The report is the first time the region can see a snapshot of its most accident-prone highways.

"Safety is and will be a major way that funding is going to be done and determined in the future," said Mark Policinski, executive director of the council of governments. "Now we can build safety into our modeling process, and the region should benefit greatly."

The new six-year transportation-funding bill that Congress is set to take up early next year will focus heavily on safety improvements to roadways.

The data looked at all reported accidents on state and federal highways and interstates in Hamilton, Warren, Butler and Clermont counties in 2000-2002 and compared those numbers with traffic rates, calculating accidents per 1 million vehicle miles traveled.

Officials cautioned that the data is preliminary - it does not include stretches of the Ronald Reagan Cross County Highway or Interstate 275, for example. Officials did not yet have the data. No numeric rates for each stretch of highway were available, and neither was the full data behind the rankings.

The study did not break out accidents involving fatalities or injuries, and did not include statistics from Northern Kentucky, which could take well into next year to finish.

But according to the preliminary report, six stretches of highway rated more than seven accidents per 1 million vehicle-miles (a measure of one vehicle traveling one mile on that particular stretch). Besides Bridgetown Road, the five highways with the highest rates were:

• A portion of Ohio 126 in Butler County.

• A short stretch of U.S. 42 just north of Interstate 71 in Warren County.

• A length of Ohio 123 that crosses Interstate 75 in Warren County.

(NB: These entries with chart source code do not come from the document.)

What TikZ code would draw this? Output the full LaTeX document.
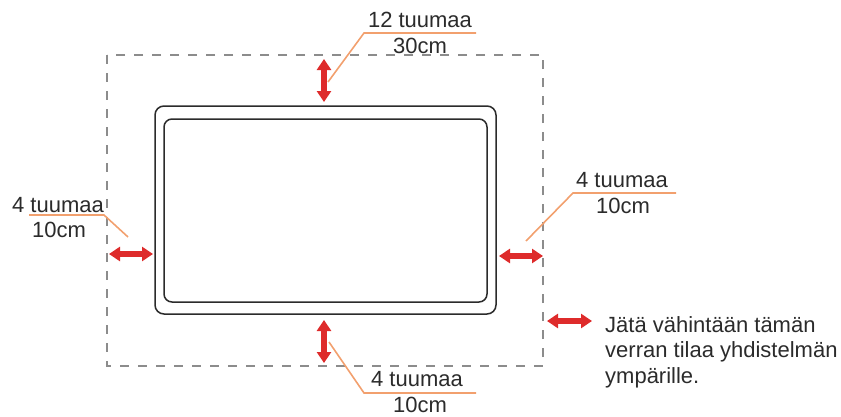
\documentclass[tikz,border=0pt]{standalone}
\usepackage{fontspec}
\setmainfont{Liberation Sans}
\usetikzlibrary{arrows.meta}

\definecolor{gapred}{HTML}{DE2B2B}
\definecolor{leaderorange}{HTML}{F2A06E}
\definecolor{dashgray}{HTML}{8C8C8C}
\definecolor{textgray}{HTML}{2B2B2B}

\tikzset{
	gaparrow/.style={draw=gapred, line width=5.5pt, {Triangle[width=14pt,length=11pt]}-{Triangle[width=14pt,length=11pt]}},
	leader/.style={draw=leaderorange, line width=1.6pt},
	dimtext/.style={text=textgray, font=\fontsize{22}{25.5}\selectfont, anchor=base, inner sep=0pt},
}

\begin{document}
\begin{tikzpicture}[x=1pt,y=-1pt]
	\useasboundingbox (0,0) rectangle (841,416);
	% free space and the unit
	\draw [dashgray, line width=2pt, dash pattern=on 9pt off 9pt] (107,55) rectangle (543,366);
	\draw [textgray, line width=1.5pt, rounded corners=9pt] (155,106) rectangle (496,314);
	\draw [textgray, line width=1.5pt, rounded corners=8pt] (164,119) rectangle (487,302);
	% top
	\coordinate (topa) at (324,59);
	\coordinate (topb) at (324,102);
	\coordinate (topleader) at (328,82);
	\coordinate (topkink) at (364,33);
	\node [dimtext] (topinch) at (420,27) {12 tuumaa};
	\node [dimtext] (topcm) at (420,53) {30cm};
	\coordinate (topend) at (476,33);
	\draw [gaparrow] (topa) -- (topb);
	\draw [leader] (topleader) -- (topkink) -- (topend);
	% left
	\coordinate (lefta) at (109,254);
	\coordinate (leftb) at (153,254);
	\coordinate (leftleader) at (128,237);
	\coordinate (leftkink) at (104,215);
	\coordinate (leftend) at (29,215);
	\node [dimtext] (leftinch) at (58,212) {4 tuumaa};
	\node [dimtext] (leftcm) at (59,237) {10cm};
	\draw [gaparrow] (lefta) -- (leftb);
	\draw [leader] (leftleader) -- (leftkink) -- (leftend);
	% right
	\coordinate (righta) at (499,256);
	\coordinate (rightb) at (543,256);
	\coordinate (rightleader) at (526,241);
	\coordinate (rightkink) at (573,193);
	\coordinate (rightend) at (676,193);
	\node [dimtext] (rightinch) at (622,187) {4 tuumaa};
	\node [dimtext] (rightcm) at (623,213) {10cm};
	\draw [gaparrow] (righta) -- (rightb);
	\draw [leader] (rightleader) -- (rightkink) -- (rightend);
	% bottom
	\coordinate (bottoma) at (324,320);
	\coordinate (bottomb) at (324,363);
	\coordinate (bottomleader) at (329,342);
	\coordinate (bottomkink) at (364,393);
	\coordinate (bottomend) at (476,393);
	\node [dimtext] (bottominch) at (417,386) {4 tuumaa};
	\node [dimtext] (bottomcm) at (420,412) {10cm};
	\draw [gaparrow] (bottoma) -- (bottomb);
	\draw [leader] (bottomleader) -- (bottomkink) -- (bottomend);
	% legend (base is the last line)
	\coordinate (keya) at (547,321);
	\coordinate (keyb) at (592,321);
	\draw [gaparrow] (keya) -- (keyb);
	\node [dimtext, anchor=base west, align=left] (keytext) at (605,383) {Jätä vähintään tämän\\verran tilaa yhdistelmän\\ympärille.};
\end{tikzpicture}
\end{document}
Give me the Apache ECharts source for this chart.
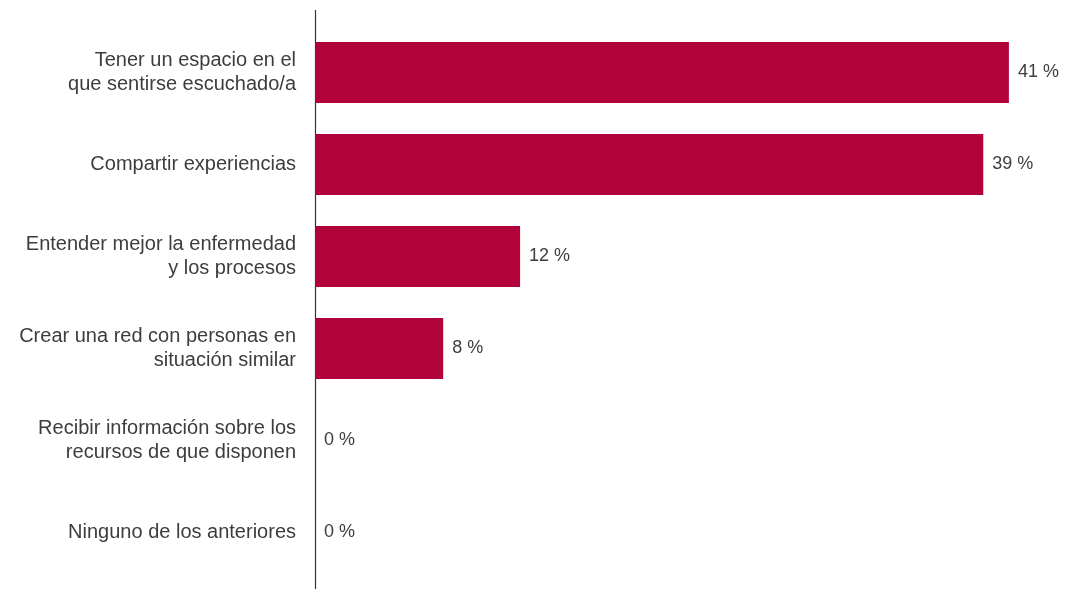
<!DOCTYPE html>
<html>
<head>
<meta charset="utf-8">
<script src="https://cdn.jsdelivr.net/npm/echarts@6/dist/echarts.min.js"></script>
<style>
  html, body { margin: 0; padding: 0; background: #fff; }
  #chart { width: 1067px; height: 589px; }
</style>
</head>
<body>
<div id="chart"></div>
<script>
// categorías (de arriba a abajo)
const categories = [
  'Tener un espacio en el\nque sentirse escuchado/a',
  'Compartir experiencias',
  'Entender mejor la enfermedad\ny los procesos',
  'Crear una red con personas en\nsituación similar',
  'Recibir información sobre los\nrecursos de que disponen',
  'Ninguno de los anteriores'
]
// porcentajes
const values = [40.6, 39.1, 12.0, 7.5, 0, 0]

const myChart = echarts.init(document.getElementById('chart'))

const option = {
  animation: false,
  grid: {
    left: 315,
    right: 0,
    top: 26.5,
    height: 552
  },
  xAxis: {
    type: 'value',
    min: 0,
    max: 44,
    show: false
  },
  yAxis: {
    type: 'category',
    inverse: true,
    data: categories,
    axisLine: { show: false },
    axisTick: { show: false },
    axisLabel: {
      margin: 19,
      fontFamily: 'Liberation Sans, Arial, sans-serif',
      fontSize: 20,
      lineHeight: 24,
      color: '#3d3d3d',
      align: 'right'
    }
  },
  series: [
    {
      type: 'bar',
      data: values,
      barWidth: 61,
      itemStyle: { color: '#B1033A' },
      label: {
        show: true,
        position: 'right',
        distance: 9,
        fontFamily: 'Liberation Sans, Arial, sans-serif',
        fontSize: 18,
        color: '#3d3d3d',
        formatter: (p) => Math.round(p.value) + ' %'
      }
    }
  ],
  // línea vertical del eje, más larga que la rejilla
  graphic: [
    {
      type: 'line',
      shape: { x1: 315.5, y1: 10, x2: 315.5, y2: 589 },
      style: { stroke: '#333333', lineWidth: 1.2 }
    }
  ]
}

myChart.setOption(option)
</script>
</body>
</html>
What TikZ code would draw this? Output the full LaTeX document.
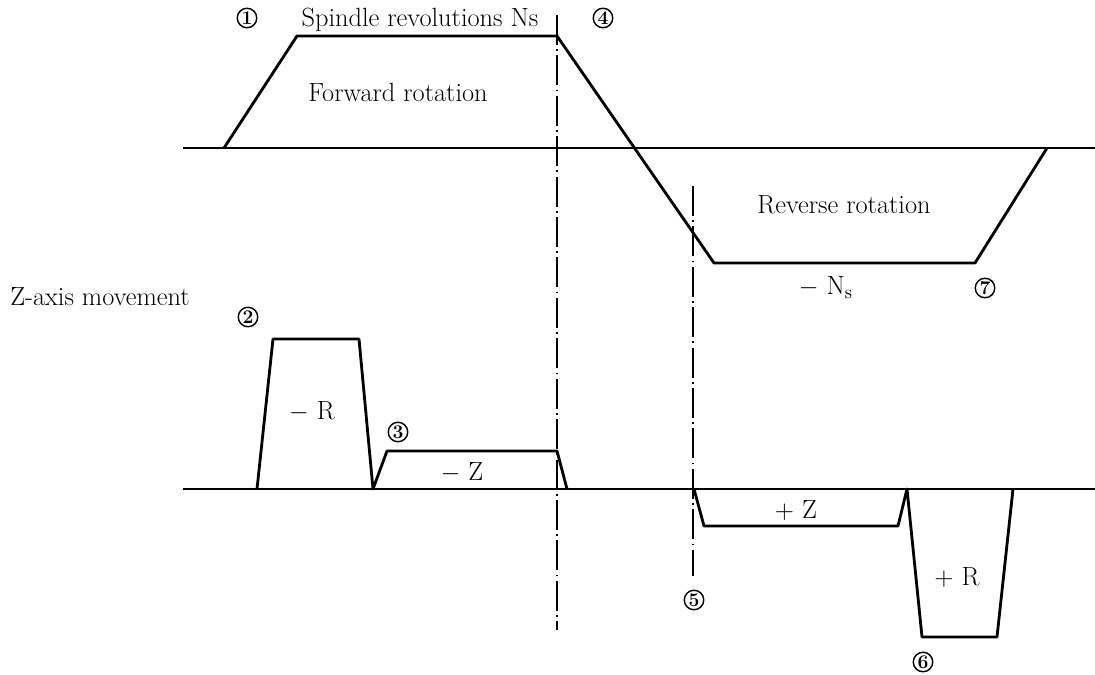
\documentclass[tikz,border=0pt]{standalone}
\usepackage{tikz}
\usetikzlibrary{positioning}

\begin{document}
\begin{tikzpicture}[
  x=0.02cm, y=-0.02cm,
  every node/.style={font=\fontsize{15}{17}\selectfont},
  curve/.style={line width=1.6pt, line join=round},
  axisline/.style={line width=0.8pt},
  centerline/.style={line width=0.6pt, dash pattern=on 17pt off 2.5pt on 1pt off 2.5pt},
  num/.style={circle, draw, line width=0.8pt, inner sep=0pt, minimum size=0.39cm,
    font=\fontsize{11}{11}\selectfont\bfseries}
]
\useasboundingbox (0,0) rectangle (1095,675);

% axes
\draw[axisline] (183,148) -- (1095,148);
\draw[axisline] (183,489) -- (1095,489);

% centre lines
\draw[centerline] (557,15) -- (557,630);
\draw[centerline] (693,186) -- (693,576);

% spindle revolutions
\draw[curve] (224,148) -- (297,36) -- (557,36) -- (714,263) -- (975,263) -- (1047,148);

% Z-axis movement
\draw[curve] (257,489) -- (273,339) -- (359,339) -- (373,489)
  -- (387,451) -- (557,451) -- (567,489);
\draw[curve] (694,489) -- (704,526) -- (898,526) -- (907,489)
  -- (922,637) -- (997,637) -- (1013,489);

% labels
\node (spindle) at (420,20) {Spindle revolutions Ns};
\node (fwd) at (398,92) {Forward rotation};
\node (rev) at (844,205) {Reverse rotation};
\node (negns) at (826,288) {$-$ N\textsubscript{s}};
\node (zaxis) at (100,297) {Z-axis movement};
\node (negr) at (312,412) {$-$ R};
\node (negz) at (462,473) {$-$ Z};
\node (posz) at (796,510) {$+$ Z};
\node (posr) at (957,577) {$+$ R};

% step numbers
\node[num] (n1) at (247,18) {1};
\node[num] (n2) at (248,317) {2};
\node[num] (n3) at (398,432) {3};
\node[num] (n4) at (603,18) {4};
\node[num] (n5) at (694,600) {5};
\node[num] (n6) at (923,662) {6};
\node[num] (n7) at (985,288) {7};
\end{tikzpicture}
\end{document}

• A stretch of Ohio 350 in Warren County.

• The stretch of Ohio 743 that crosses Ohio 756 in southern Clermont County.

Officials with the Ohio Department of Transportation, which provided much of the data for the study, say they look at accident statistics when determining which roads should be fixed.

And Jay Hamilton, the transportation department's regional traffic planning engineer, said the agency was already planning to fix the intersection of Bridgetown Road and Glenway Avenue/Race Road at a cost of $650,000 in 2007. The project will include new turn lanes.

That's not soon enough for Green Township Administrator Kevin Celarek.

"This is a problem that needs to be fixed soon, and we want to continue to work toward fixing this," Celarek said. "We feel 2007 is too long to wait."

Many of the accidents are non-life-threatening, and most are rear-enders, Celarek said. But he stressed that they are still a serious concern.

"Calling these fender-benders makes too light of the situation," Celarek said.

The study also identified "hot spots," or areas where there was a high number of accidents, without considering traffic frequency. The highest number appeared to be the intersection of I-75 with the Norwood Lateral (Ohio 562). In fact, I-75 had many such hot spots, and had several stretches with the second-highest accident rate, considering traffic frequency.

Safety is a major reason the state Transportation Department is planning to renovate I-75, getting $350 million in initial money Tuesday from the state's highway funding committee.

The department has previously said the stretch of I-75 north of the Ohio River to I-275 has the second-highest accident rate among Ohio interstates, after only Interstate 70/71 in Columbus.

It has gotten so hairy that retired schoolteacher John Clutterham won't even use the highway when he drives from Fairfield to downtown.

"It's a safety and traffic concern for me," Clutterham said. "I just go around it. It has gotten too bad for me, that's for sure."